Using the data of Example $$\PageIndex{1}$$, test whether there is sufficient evidence to conclude that public web access to the inspection records has increased the proportion of projects that passed on the first inspection by more than $$5$$ percentage points. Use the critical value approach at the $$10\%$$ level of significance.

Solution:

• Step 1. Taking into account the labeling of the populations an increase in passing rate at the first inspection by more than $$5$$ percentage points after public access on the web may be expressed as $$p_2>p_1+0.05$$, which by algebra is the same as $$p_1-p_2<-0.05$$. This is the alternative hypothesis. Since the null hypothesis is always expressed as an equality, with the same number on the right as is in the alternative hypothesis, the test is

$H_0: p_1-p_2=-0.05\\ \text{vs.}\\ H_a: p_1-p_2<-0.05\; \; @\; \; \alpha =0.10$

• Step 2. Since the test is with respect to a difference in population proportions the test statistic is

$Z=\frac{(\hat{p_1}-\hat{p_2})-D_0}{\sqrt{\frac{\hat{p_1}(1-\hat{p_1})}{n_1}+\frac{\hat{p_2}(1-\hat{p_2})}{n_2}}}$

• Step 3. Inserting the values given in Example $$\PageIndex{1}$$ and the value $$D_0=-0.05$$into the formula for the test statistic gives

$Z=\frac{(\hat{p_1}-\hat{p_2})-D_0}{\sqrt{\frac{\hat{p_1}(1-\hat{p_1})}{n_1}+\frac{\hat{p_2}(1-\hat{p_2})}{n_2}}}=\frac{(-0.13)-(-0.05)}{\sqrt{\frac{(0.67)(0.33)}{500}+\frac{(0.8)(0.2)}{100}}}=-1.770$

• Step 4. Since the symbol in $$H_a$$ is “$$<$$” this is a left-tailed test, so there is a single critical value, $$z_\alpha =-z_{0.10}$$. From the last row in Figure 7.1.6 $$z_{0.10}=1.282$$, so $$-z_{0.10}=-1.282$$. The rejection region is $$(-\infty ,-1.282]$$.
• Step 5. As shown in Figure $$\PageIndex{2}$$ the test statistic falls in the rejection region. The decision is to reject $$H_0$$. In the context of the problem our conclusion is:

The data provide sufficient evidence, at the $$10\%$$ level of significance, to conclude that the rate of passing on the first inspection has increased by more than $$5$$ percentage points since records were publicly posted on the web.

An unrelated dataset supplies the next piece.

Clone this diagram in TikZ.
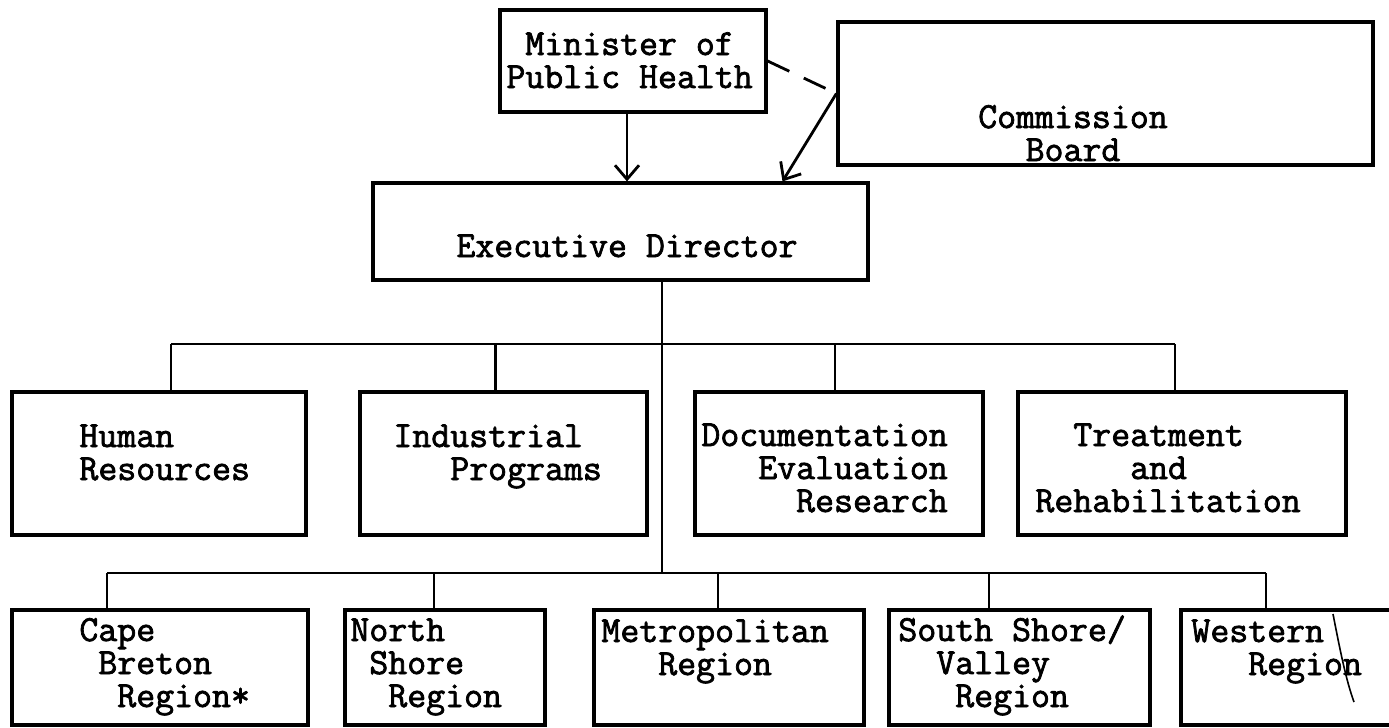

Figure $$\PageIndex{2}$$: Rejection Region and Test Statistic for "Example $$\PageIndex{2}$$"

Example $$\PageIndex{3}$$

Perform the test of Example $$\PageIndex{2}$$ using the $$p$$-value approach.

Solution:

The first three steps are identical to those in Example $$\PageIndex{2}$$

• Step 4. Because the test is left-tailed the observed significance or $$p$$-value of the test is just the area of the left tail of the standard normal distribution that is cut off by the test statistic $$Z=-1.770$$. From Figure 7.1.5 the area of the left tail determined by $$-1.77$$ is $$0.0384$$. The $$p$$-value is $$0.0384$$.
• Step 5. Since the $$p$$-value $$0.0384$$ is less than $$\alpha =0.10$$, the decision is to reject the null hypothesis: The data provide sufficient evidence, at the $$10\%$$ level of significance, to conclude that the rate of passing on the first inspection has increased by more than $$5$$ percentage points since records were publicly posted on the web.

Finally a common misuse of the formulas given in this section must be mentioned. Suppose a large pre-election survey of potential voters is conducted. Each person surveyed is asked to express a preference between, say, Candidate $$A$$ and Candidate $$B$$. (Perhaps “no preference” or “other” are also choices, but that is not important.) In such a survey, estimators $$\hat{p}_A$$ and $$\hat{p}B$$ of $$p_A$$ and $$p_B$$ can be calculated. It is important to realize, however, that these two estimators were not calculated from two independent samples. While $$\hat{p}A−\hat{p}_B$$ may be a reasonable estimator of $$p_A−p_B$$, the formulas for confidence intervals and for the standardized test statistic given in this section are not valid for data obtained in this manner.

## Key Takeaway

• A confidence interval for the difference in two population proportions is computed using a formula in the same fashion as was done for a single population mean.
• The same five-step procedure used to test hypotheses concerning a single population proportion is used to test hypotheses concerning the difference between two population proportions. The only difference is in the formula for the standardized test statistic.